If I could get a second crack at the ’80s, I’d bring my meds with me, stash them next to my leg warmers and share them with the folks who were the first to get sick and never got a chance to get well. I’d pass out pills while driving with the top down on my Sebring convertible, blasting Donna Summer’s “She Works Hard for the Money,” my big hair streaked with highlights, my Jennifer Beals sweatshirt sagging strategically off my left shoulder. What a feeling.

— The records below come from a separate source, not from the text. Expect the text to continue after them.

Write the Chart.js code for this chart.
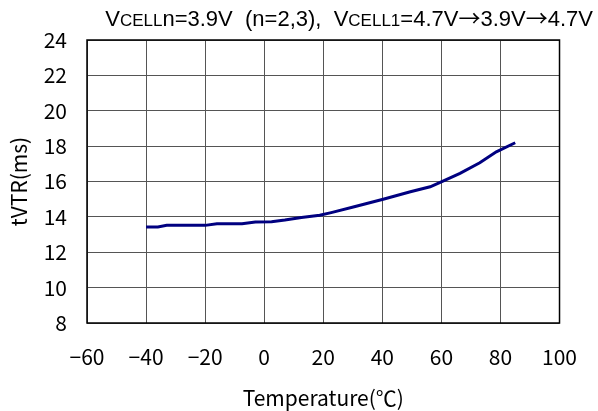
<!DOCTYPE html>
<html>
<head>
<meta charset="utf-8">
<script src="https://cdn.jsdelivr.net/npm/chart.js@4/dist/chart.umd.min.js"></script>
<style>
  body { margin: 0; background: #fff; }
  #wrap { position: relative; width: 598px; height: 411px; }
  #title {
    position: absolute; left: 0; right: 5px; top: 0px; text-align: right;
    font-family: "Liberation Sans", Arial, sans-serif; font-size: 22px; color: #000;
    white-space: pre;
  }
  #title small { font-size: 17px; }
  #title .ar { font-family: "Noto Sans CJK JP", sans-serif; font-size: 22px; }
</style>
</head>
<body>
<div id="wrap">
  <canvas id="chart" width="598" height="411"></canvas>
  <div id="title">V<small>CELL</small>n=3.9V  (n=2,3),  V<small>CELL1</small>=4.7V<span class="ar">→</span>3.9V<span class="ar">→</span>4.7V</div>
</div>
<script>
// temperature (°C) vs tVTR (ms)
const temps = [-40, -36, -33, -20, -16, -7.5, -3, 2.5, 7, 12.6, 18.8, 22.7, 30.5, 40.6, 49.5, 56.2, 59.6, 66.3, 73, 78.6, 85];
const tvtr  = [13.43, 13.43, 13.52, 13.52, 13.61, 13.61, 13.71, 13.72, 13.82, 13.97, 14.09, 14.24, 14.57, 15.01, 15.42, 15.70, 15.95, 16.46, 17.06, 17.68, 18.19];

const tickFont = { family: '"Noto Sans CJK JP", "Liberation Sans", sans-serif', size: 21 };
const minus = (v) => String(v).replace('-', '\u2212');

// marco preto em volta da área do gráfico
const frame = {
  id: 'frame',
  afterDraw(chart) {
    const { ctx, chartArea: a } = chart;
    ctx.save();
    ctx.strokeStyle = '#000';
    ctx.lineWidth = 1.5;
    ctx.strokeRect(a.left, a.top, a.right - a.left, a.bottom - a.top);
    ctx.restore();
  }
};

new Chart(document.getElementById('chart'), {
  type: 'line',
  data: {
    datasets: [{
      data: temps.map((t, i) => ({ x: t, y: tvtr[i] })),
      borderColor: '#000080',
      borderWidth: 3,
      pointRadius: 0,
      tension: 0,
      fill: false
    }]
  },
  options: {
    responsive: false,
    animation: false,
    layout: { padding: { left: 0, right: 32, top: 40, bottom: 0 } },
    plugins: { legend: { display: false }, tooltip: { enabled: false } },
    scales: {
      x: {
        type: 'linear', min: -60, max: 100,
        ticks: { stepSize: 20, color: '#000', font: tickFont, padding: 21, callback: minus },
        grid: { color: '#555', lineWidth: 1, drawTicks: false },
        border: { display: false },
        title: { display: true, text: 'Temperature(℃)', color: '#000', font: tickFont, padding: { top: 2, bottom: 0 } },
        afterFit: (s) => { s.height = 88; }
      },
      y: {
        min: 8, max: 24,
        ticks: { stepSize: 2, color: '#000', font: tickFont, padding: 20 },
        grid: { color: '#555', lineWidth: 1, drawTicks: false },
        border: { display: false },
        title: { display: true, text: 'tVTR(ms)', color: '#000', font: tickFont, padding: { top: 6, bottom: 0 } },
        afterFit: (s) => { s.width = 87; }
      }
    }
  },
  plugins: [frame]
});
</script>
</body>
</html>
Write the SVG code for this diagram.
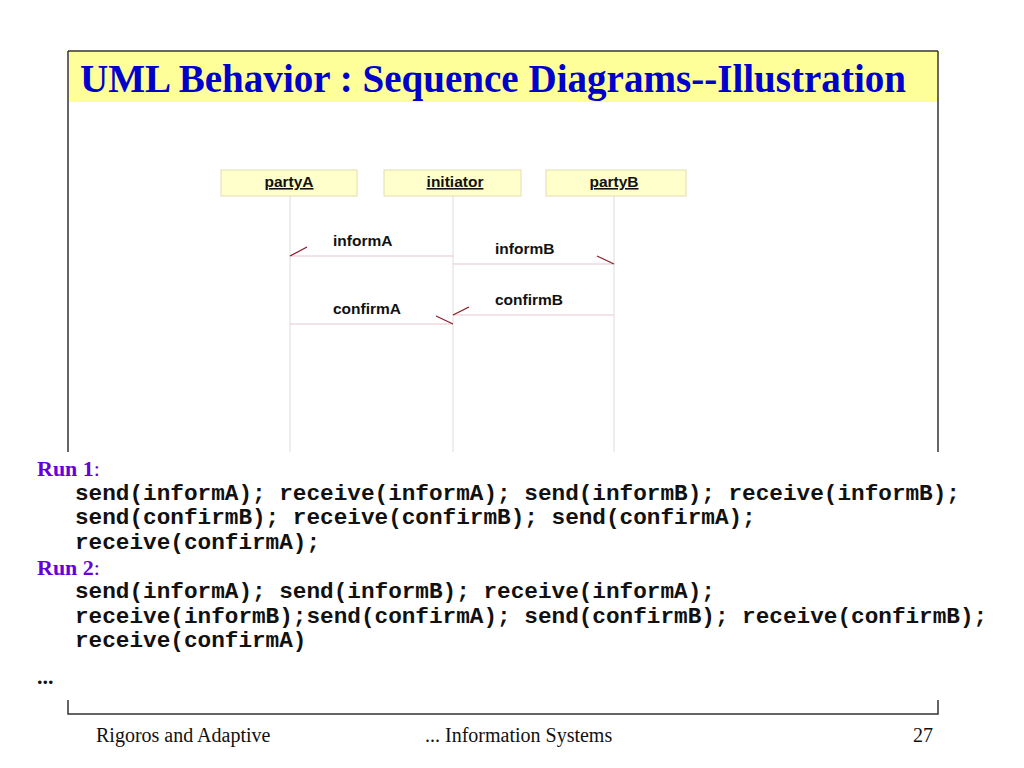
<svg xmlns="http://www.w3.org/2000/svg" width="1024" height="768" viewBox="0 0 1024 768">
<defs>
<style>
.frame{stroke:#333;stroke-width:1.5;fill:none}
.box{fill:#ffffcc;stroke:#e6dcb0;stroke-width:1}
.lbl{font-family:"Liberation Sans",Arial,sans-serif;font-weight:bold;font-size:15.5px;fill:#111;text-anchor:middle;text-decoration:underline}
.life{stroke:#dcdcdc;stroke-width:1}
.msg{stroke:#e8c8d0;stroke-width:1.2}
.head{stroke:#8b1a2a;stroke-width:1.3}
.mlbl{font-family:"Liberation Sans",Arial,sans-serif;font-weight:bold;font-size:15.5px;fill:#111}
.run{font-family:"Liberation Serif","Times New Roman",serif;font-weight:bold;font-size:22px;fill:#6600dd}
.code{font-family:"Liberation Mono","Courier New",monospace;font-weight:bold;font-size:22.7px;fill:#111}
.foot{font-family:"Liberation Serif","Times New Roman",serif;font-size:20px;fill:#111}
</style>
</defs>
<rect width="1024" height="768" fill="#fff"/>
<g id="frame">
<rect x="69" y="52" width="868" height="50" fill="#ffff99"/>
<line class="frame" x1="68" y1="51" x2="938" y2="51"/>
<line class="frame" x1="68" y1="51" x2="68" y2="452"/>
<line class="frame" x1="938" y1="51" x2="938" y2="452"/>
<polyline class="frame" points="68,700 68,714 938,714 938,700"/>
<text x="80" y="92" font-family="'Liberation Serif','Times New Roman',serif" font-weight="bold" font-size="39" fill="#0000cc" textLength="826" lengthAdjust="spacingAndGlyphs">UML Behavior : Sequence Diagrams--Illustration</text>
</g>
<g id="partyA">
<rect class="box" x="221" y="170" width="136" height="26"/>
<text class="lbl" x="289" y="187">partyA</text>
<line class="life" x1="290" y1="196" x2="290" y2="452"/>
</g>
<g id="initiator">
<rect class="box" x="384" y="170" width="137" height="26"/>
<text class="lbl" x="455" y="187">initiator</text>
<line class="life" x1="453" y1="196" x2="453" y2="452"/>
</g>
<g id="partyB">
<rect class="box" x="546" y="170" width="140" height="26"/>
<text class="lbl" x="614" y="187">partyB</text>
<line class="life" x1="614" y1="196" x2="614" y2="452"/>
</g>
<g id="connectors">
<line class="msg" x1="453" y1="256" x2="290" y2="256"/>
<line class="head" x1="290" y1="256" x2="307" y2="247"/>
<text class="mlbl" x="333" y="246">informA</text>
<line class="msg" x1="453" y1="264" x2="614" y2="264"/>
<line class="head" x1="597" y1="256" x2="614" y2="264"/>
<text class="mlbl" x="495" y="254">informB</text>
<line class="msg" x1="614" y1="315" x2="453" y2="315"/>
<line class="head" x1="453" y1="315" x2="469" y2="307"/>
<text class="mlbl" x="495" y="305">confirmB</text>
<line class="msg" x1="290" y1="324" x2="453" y2="324"/>
<line class="head" x1="436" y1="316" x2="453" y2="324"/>
<text class="mlbl" x="333" y="314">confirmA</text>
</g>
<g id="text">
<text class="run" x="37" y="476">Run 1<tspan font-weight="normal">:</tspan></text>
<text class="code" x="75" y="500">send(informA); receive(informA); send(informB); receive(informB);</text>
<text class="code" x="75" y="524">send(confirmB); receive(confirmB); send(confirmA);</text>
<text class="code" x="75" y="549">receive(confirmA);</text>
<text class="run" x="37" y="575">Run 2<tspan font-weight="normal">:</tspan></text>
<text class="code" x="75" y="598">send(informA); send(informB); receive(informA);</text>
<text class="code" x="75" y="623">receive(informB);send(confirmA); send(confirmB); receive(confirmB);</text>
<text class="code" x="75" y="647">receive(confirmA)</text>
<text class="run" x="37" y="684" fill="#111" style="fill:#111">...</text>
<text class="foot" x="96" y="742">Rigoros and Adaptive</text>
<text class="foot" x="425" y="742">... Information Systems</text>
<text class="foot" x="933" y="742" text-anchor="end">27</text>
</g>
</svg>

Because I have HIV, I often feel out of synch, disconnected. It’s like I’m trapped in the waiting room of life—waiting to get sick, waiting for meds to kick in, waiting for a new outlook or philosophy to get me through the day. I’ve never really been able to be “in the moment,” despite the many spiritual programs I attend to help me confront the here and now. Lately, in my Buddhist HIV support group, I’ve been a lying bitch, thinking not about yin and yang but about sipping a vintage 1985 Bartles & Jaymes wine cooler while on a date with Mr. T.

The business of living with HIV is tough. The grief of the loss I have experienced for more than 16 years has numbed me. Stepping into the moment and connecting to the living seems mundane. Maybe it’s burnout from running on fumes for so long.

For most of my days since my diagnosis, I have wanted to be anywhere except within my disease-infested body. Even before I developed my first symptoms, I’d obsess over potential med side effects and planning my funeral. It’s really hard to enjoy being in the present when your future seems so dire, but lately, I have the energy to truly live like any other person. Recently, I looked in the mirror. Squinting at this 46-year-old woman, as if for the first time, was a crushing reality check. Who am I if I am not actively dying? Will I just work, plan for retirement, get old and then die (albeit from natural causes) like everyone else? Is this what I was afraid I would miss when I lamented how HIV would take me away?

It’s hard to listen to myself whine about my privileged existence. I realize how many millions never got to this point and how many more never will. Don’t misunderstand: I want to live. I have to live. And I will. I can’t get to the future, and I can’t reclaim my past. But I can embrace this new millennium, even if I am six years late. How to start? Hmm—maybe I’ll stock up on some current artifacts. I’ll get the past seasons of Fear Factor and Survivor. And what the heck, maybe some Botox too. As they say in the 21st century, let’s get this party started.